Australian Vinyl Pressing in 2026: Where the Plants Are At


For most of the past decade, Australian indie labels pressing vinyl had two real choices: send the masters overseas and wait six to eight months, or use one of a small handful of local plants and wait three to four. By 2026, that picture has improved but it’s not as healthy as it should be.

Local capacity has grown. There are more presses in Melbourne, Sydney, and Brisbane than there were five years ago. Quality control has improved meaningfully at most of them. Turnaround times for standard black vinyl have come down to roughly eight to twelve weeks for most jobs, which is the closest to “reasonable” the industry has been since the revival started.

The pain points that haven’t gone away are colour vinyl, picture discs, and anything custom.
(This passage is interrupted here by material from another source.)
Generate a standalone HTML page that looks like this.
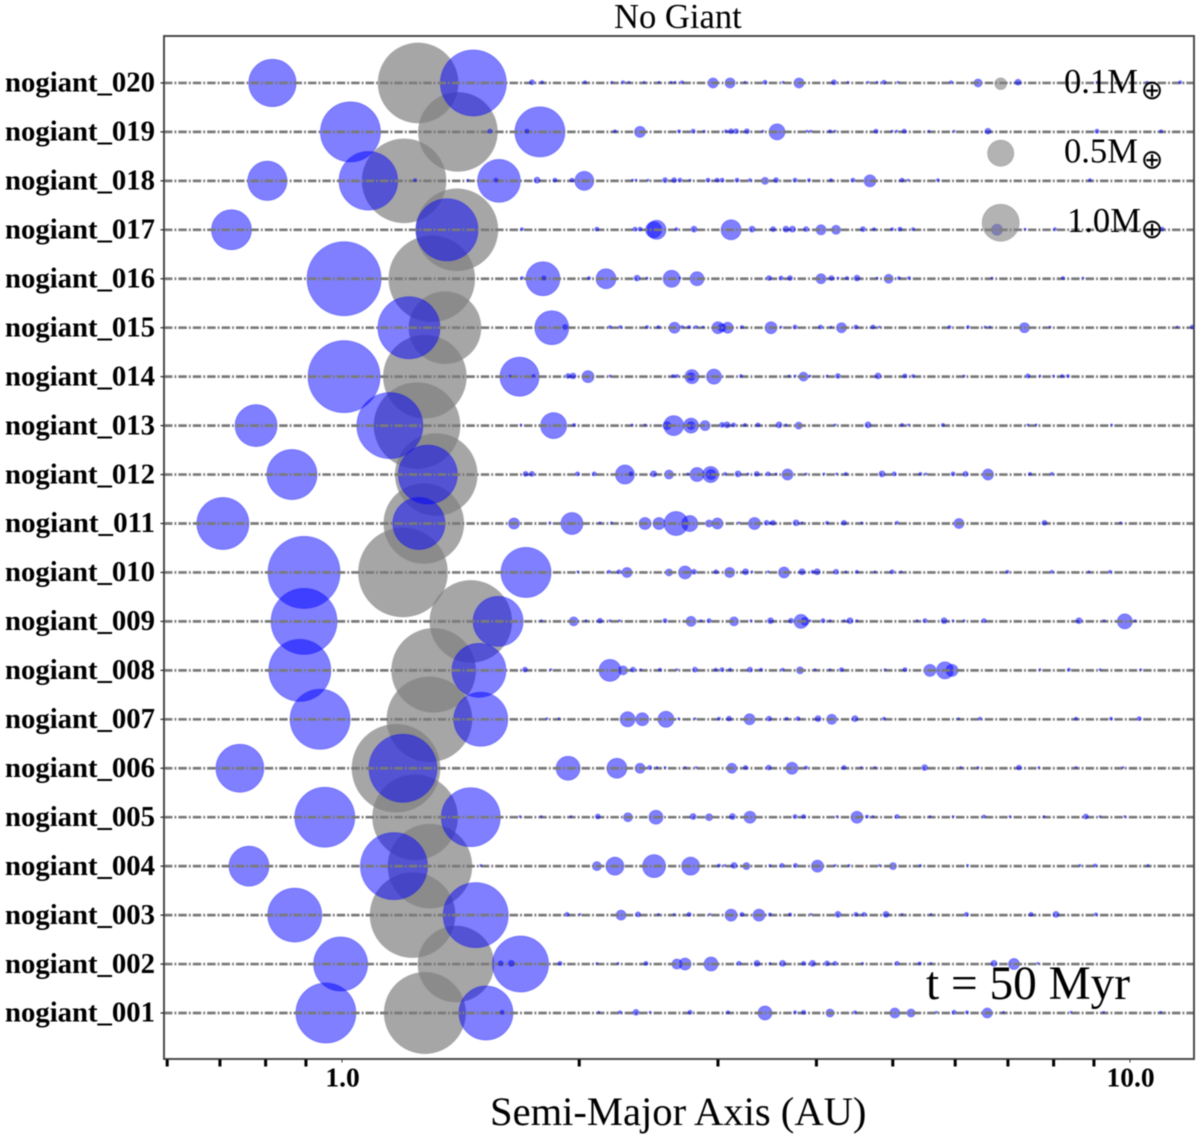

Those still typically push lead times out and concentrate at the few plants set up to do them well. The quality variation between plants on coloured pressings is also real, and a label that wants consistent results across a release schedule needs to pick a plant and stick with it.

The international option is still relevant, especially for larger pressings or specialty work. The Czech Republic, Germany, and the US still have technical advantages on certain formats. The downside is the freight cost and the carbon footprint, both of which have become harder to ignore.

Costs have stabilised. The wild inflation in materials in 2022-2023 has worked through the system. A 1000-unit black vinyl pressing in 2026 costs roughly what it did in 2019 in real terms, which is a quiet success story given how rough the input cost picture has been.

For Melbourne indie labels in particular, the local plant network is finally good enough that pressing locally isn’t a sacrifice. The honest read is that an indie label’s real problem in 2026 isn’t pressing capacity. It’s distribution, retail relationships, and getting paid by streaming. The pressing is the easy part now, which is a sentence I never thought I’d write.